M-75300 which also seeks to lift the stay.

As set forth previously in this Decision and Order, the imposition of a stay lies within the Court’s discretion. Claimant was sanctioned and a stay imposed as a result of claimant’s continued frivolous conduct. Claimant has failed to provide any basis for vacating the stay in this claim. Motion No. M-75772 is therefore denied.
Motion Nos. M-75300 and M-75772 are both denied in their entirety.

November 20, 2008
Binghamton, New York

Judge of the Court of Claims

The following papers were read on claimant’s motions:

1) Notice of Motion filed on July 30, 2008; Unsworn Affidavit/Affirmation of James Pettus dated July 29, 2008.

2) Affirmation in Opposition of Roberto Barbosa, Assistant Attorney General, dated August 6, 2008.

3) Notice of Petition filed on October 27, 2008; Petition of James Pettus sworn to on October 22, 2008.

4) Affirmation in Opposition of Roberto Barbosa, AAG, dated November 10, 2008.

Filed papers: Claim filed on July 6, 2006; Verified Answer filed on July 21, 2006.

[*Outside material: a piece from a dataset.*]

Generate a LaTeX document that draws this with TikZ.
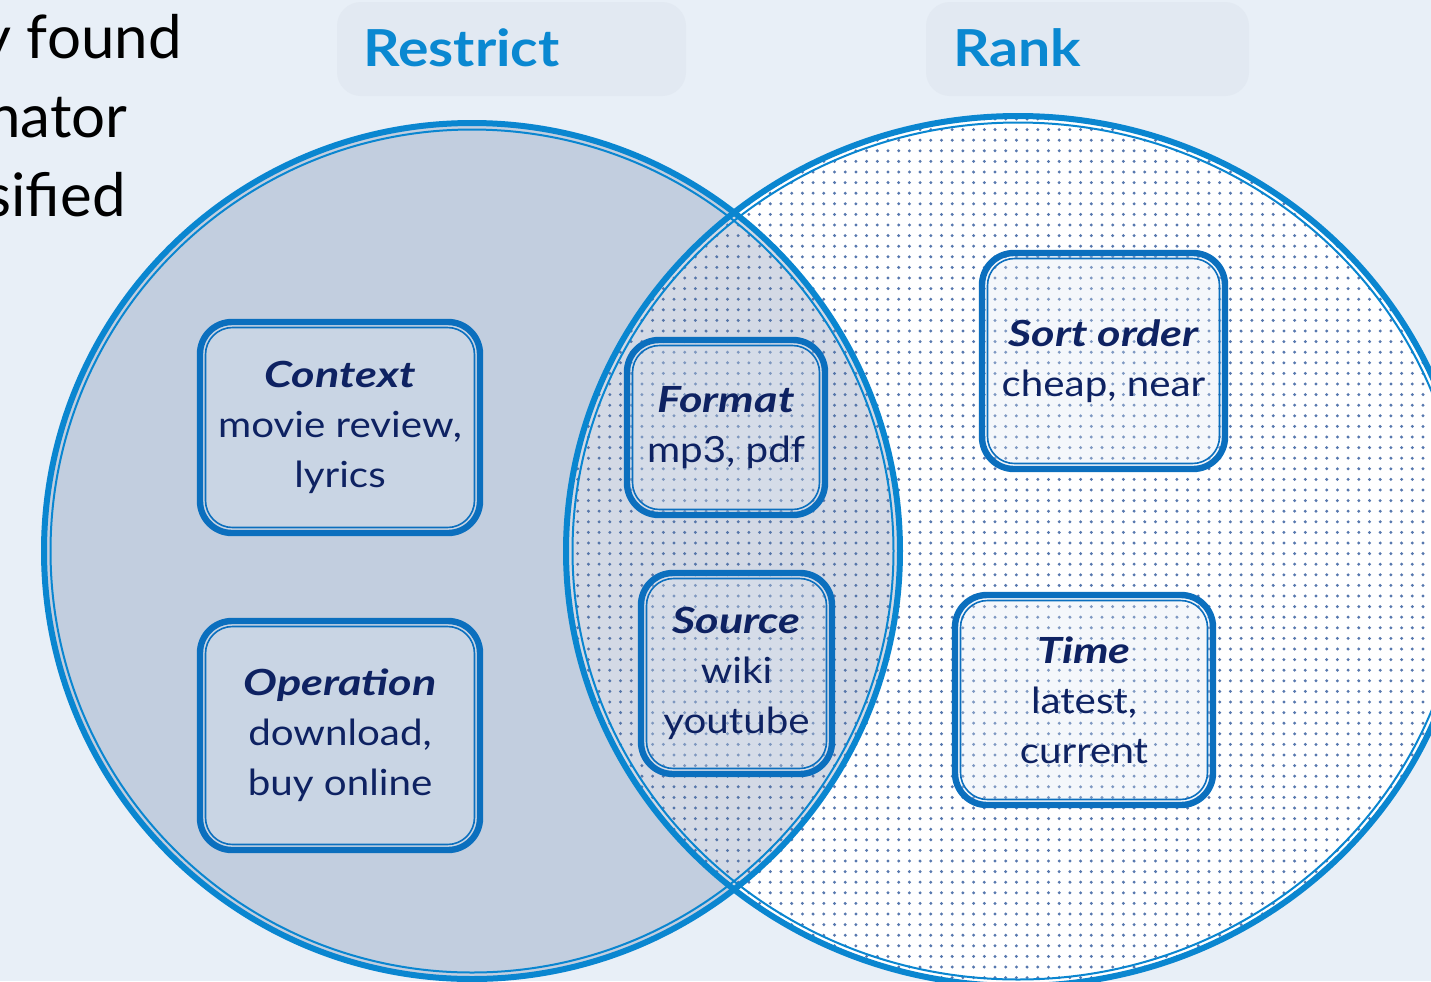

[1]. Claimant has made numerous motions in this claim, many of which are not relevant to the resolution of the current motions. To the extent that any of those prior motions are relevant to the present issues, however, they will be discussed infra.
[2]. Notwithstanding claimant’s assertion that he does not have any other State or Federal actions pending, a review of Court of Claims’ records reveals that claimant has 10 claims currently pending in the Court of Claims.
[3]. In addition to requesting that the stay be vacated and that this proceeding be “remand[ed],” claimant also wants to “Let (Hon. Scheawe [sic]) know that was a BIG-‘NO-NO’ and not ‘NICE’!!!”